Hasson has done extensive research on just how far this trend extends. For example, the University of Oregon has developed an app that promises “the possibility for pleasure, intimacy, joy, and self-discovery, either with another person or by yourself.”

“Far from being a rogue adventure—perhaps the work of an isolated computer geek with a sex-obsessed mind—the app was a deliberate undertaking by the University of Oregon, involving the sponsorship of 11 campus departments, offices, or programs,” Hasson reported.  “In addition, the University spent $24,000 for Christian-bashing sex columnist Dan Savage to launch the product formally with a speech to students.”

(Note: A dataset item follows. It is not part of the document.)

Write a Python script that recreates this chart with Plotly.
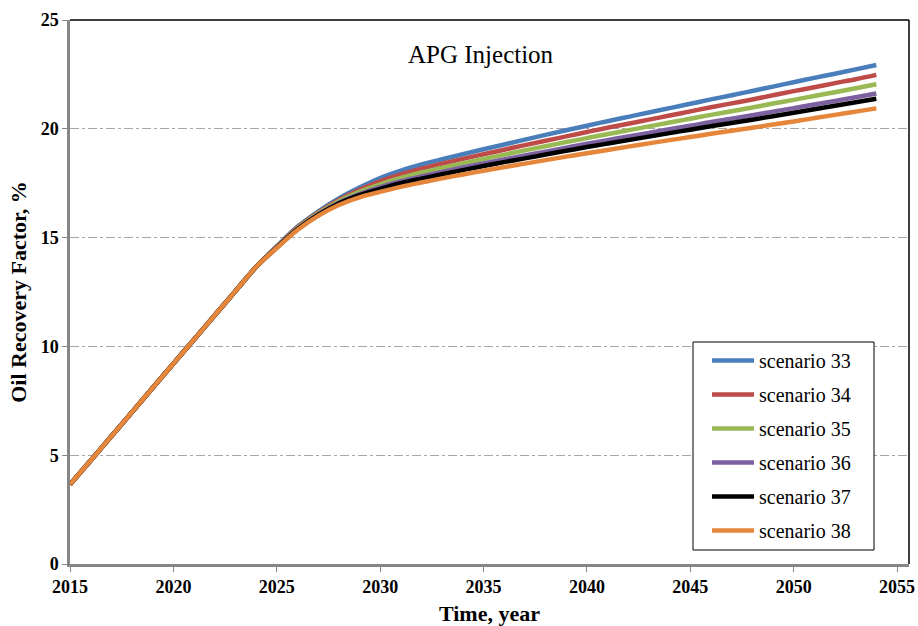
import plotly.graph_objects as go

# Simulation years
years = list(range(2015, 2055))

# Oil recovery factor (%) per scenario
s33 = [3.65, 4.76, 5.87, 6.98, 8.10, 9.21, 10.32, 11.43, 12.54, 13.65,
       14.60, 15.50, 16.20, 16.80, 17.30, 17.74, 18.08, 18.36, 18.60, 18.83,
       19.06, 19.28, 19.50, 19.72, 19.93, 20.14, 20.35, 20.55, 20.75, 20.95,
       21.15, 21.35, 21.54, 21.74, 21.94, 22.14, 22.34, 22.53, 22.73, 22.93]
s34 = [3.65, 4.76, 5.87, 6.98, 8.10, 9.21, 10.32, 11.43, 12.54, 13.65,
       14.58, 15.47, 16.15, 16.73, 17.20, 17.59, 17.91, 18.17, 18.40, 18.62,
       18.83, 19.04, 19.25, 19.45, 19.65, 19.85, 20.05, 20.23, 20.42, 20.61,
       20.80, 20.99, 21.17, 21.35, 21.54, 21.73, 21.91, 22.10, 22.28, 22.48]
s35 = [3.65, 4.76, 5.87, 6.98, 8.10, 9.21, 10.32, 11.43, 12.54, 13.65,
       14.56, 15.43, 16.11, 16.67, 17.10, 17.45, 17.74, 17.99, 18.20, 18.41,
       18.61, 18.81, 19.01, 19.20, 19.39, 19.57, 19.76, 19.93, 20.11, 20.29,
       20.46, 20.64, 20.81, 20.98, 21.16, 21.33, 21.51, 21.68, 21.86, 22.05]
s36 = [3.65, 4.76, 5.87, 6.98, 8.10, 9.21, 10.32, 11.43, 12.54, 13.65,
       14.55, 15.40, 16.07, 16.60, 17.00, 17.32, 17.59, 17.81, 18.02, 18.22,
       18.41, 18.59, 18.77, 18.95, 19.13, 19.31, 19.48, 19.65, 19.81, 19.98,
       20.14, 20.31, 20.46, 20.62, 20.79, 20.95, 21.12, 21.28, 21.45, 21.62]
s37 = [3.65, 4.76, 5.87, 6.98, 8.10, 9.21, 10.32, 11.43, 12.54, 13.65,
       14.54, 15.38, 16.04, 16.57, 16.95, 17.24, 17.50, 17.71, 17.91, 18.10,
       18.29, 18.47, 18.64, 18.82, 18.99, 19.16, 19.32, 19.48, 19.64, 19.80,
       19.96, 20.12, 20.27, 20.42, 20.58, 20.74, 20.90, 21.06, 21.22, 21.38]
s38 = [3.65, 4.76, 5.87, 6.98, 8.10, 9.21, 10.32, 11.43, 12.54, 13.65,
       14.52, 15.35, 16.00, 16.50, 16.85, 17.10, 17.33, 17.53, 17.72, 17.90,
       18.07, 18.24, 18.40, 18.56, 18.72, 18.88, 19.03, 19.18, 19.33, 19.48,
       19.62, 19.77, 19.91, 20.05, 20.20, 20.34, 20.49, 20.64, 20.79, 20.94]

names = ["scenario 33", "scenario 34", "scenario 35",
         "scenario 36", "scenario 37", "scenario 38"]
series = [s33, s34, s35, s36, s37, s38]
colors = ["#4A7EBB", "#BE4B48", "#98B954", "#7D60A0", "#000000", "#E6863A"]

x_ticks = [2015, 2020, 2025, 2030, 2035, 2040, 2045, 2050, 2055]
y_ticks = [0, 5, 10, 15, 20, 25]

SERIF = "Liberation Serif"

# plot area in pixels
L, R, T, B = 70, 9, 20, 62
W, H = 918, 626
pw, ph = W - L - R, H - T - B


def px_x(v):
    return (v - L) / pw


def px_y(v):
    return (H - B - v) / ph


fig = go.Figure()
for name, ys, col in zip(names, series, colors):
    fig.add_trace(go.Scatter(
        x=years, y=ys, name=name, mode="lines",
        line=dict(color=col, width=4.5, shape="spline", smoothing=1.0),
        legendgroup=name,
    ))

fig.update_layout(
    width=W, height=H,
    margin=dict(l=L, r=R, t=T, b=B, autoexpand=False),
    paper_bgcolor="white", plot_bgcolor="white",
    font=dict(family=SERIF, color="black"),
    showlegend=True,
    legend=dict(
        x=px_x(707), y=px_y(341), xanchor="left", yanchor="top",
        bgcolor="rgba(0,0,0,0)", borderwidth=0,
        font=dict(family=SERIF, size=20, color="black"),
        tracegroupgap=5, itemwidth=42,
    ),
    annotations=[dict(
        text="APG Injection",
        x=px_x(481), y=px_y(54), xref="paper", yref="paper",
        xanchor="center", yanchor="middle",
        showarrow=False, font=dict(family=SERIF, size=25, color="black"),
    )],
)

fig.update_xaxes(
    range=[2015, 2055.58], tickvals=x_ticks, automargin=False,
    showgrid=False, zeroline=False,
    showline=True, linecolor="#868686", linewidth=2.5,
    ticks="outside", ticklen=5, tickcolor="#868686", tickwidth=1,
    tickfont=dict(family=SERIF, size=18, color="black", weight="bold"),
    title=dict(text="<b>Time, year</b>", font=dict(family=SERIF, size=22, color="black"),
               standoff=12),
)
fig.update_yaxes(
    range=[0, 25], tickvals=y_ticks, automargin=False,
    showgrid=True, gridcolor="#A6A6A6", gridwidth=1, griddash="dashdot",
    zeroline=False,
    showline=True, linecolor="#868686", linewidth=2.5,
    ticks="outside", ticklen=5, tickcolor="#868686", tickwidth=1,
    tickfont=dict(family=SERIF, size=18, color="black", weight="bold"),
    title=dict(text="<b>Oil Recovery Factor, %</b>", font=dict(family=SERIF, size=22, color="black"),
               standoff=8),
)

# black frame on the top and right sides of the plot area
fig.add_shape(type="line", xref="paper", yref="paper", x0=0, x1=1, y0=1, y1=1,
              line=dict(color="black", width=1.5))
fig.add_shape(type="line", xref="paper", yref="paper", x0=1, x1=1, y0=0, y1=1,
              line=dict(color="black", width=1.5))

# legend box
fig.add_shape(type="rect", xref="paper", yref="paper", layer="above",
              x0=px_x(693), x1=px_x(874), y0=px_y(550), y1=px_y(342),
              fillcolor="white", line=dict(color="black", width=1))

fig.write_html("out.html")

“(His speech, laced with obscenities and graphic descriptions of sex acts such as ‘fisting,’ apparently thrilled the crowd—a sad reflection on Oregon’s student population.)”  The trend Hasson outlines extends from coast to coast.

“For example, the ‘lead health educator’ at the University of California, Berkeley is ‘Robin, the Sex Goddess,’  who provides interested students with four free consultations a year ‘to discuss personal sexual health issues, sexuality concerns, and more,’” Hasson relates. “The University distributes contraceptives to its students and maintains a resource list full of advocates for the sex-positive agenda.”

“Similarly, the Bates College (ME) Health Center offers students emergency contraception, birth control, and safer sex paraphernalia.”  Paraphernalia?

“Today’s parents must worry that the University Health Center will tweet a link to the latest post by ‘Robin, the Sex Goddesss,’ or that the University will hire the ‘Princess of Pleasure’ to teach students about ‘Orchestrating Orgasms’ and then allow her to offer students free vibrators, ‘restraints,’ and other kinky sexual props,” Hasson noted. “(The University of New Hampshire did exactly that and received nary a complaint.)”

If the parents aren’t worried, they should be: They’re paying for it. Hasson is a fellow at the Ethics and Public Policy Center.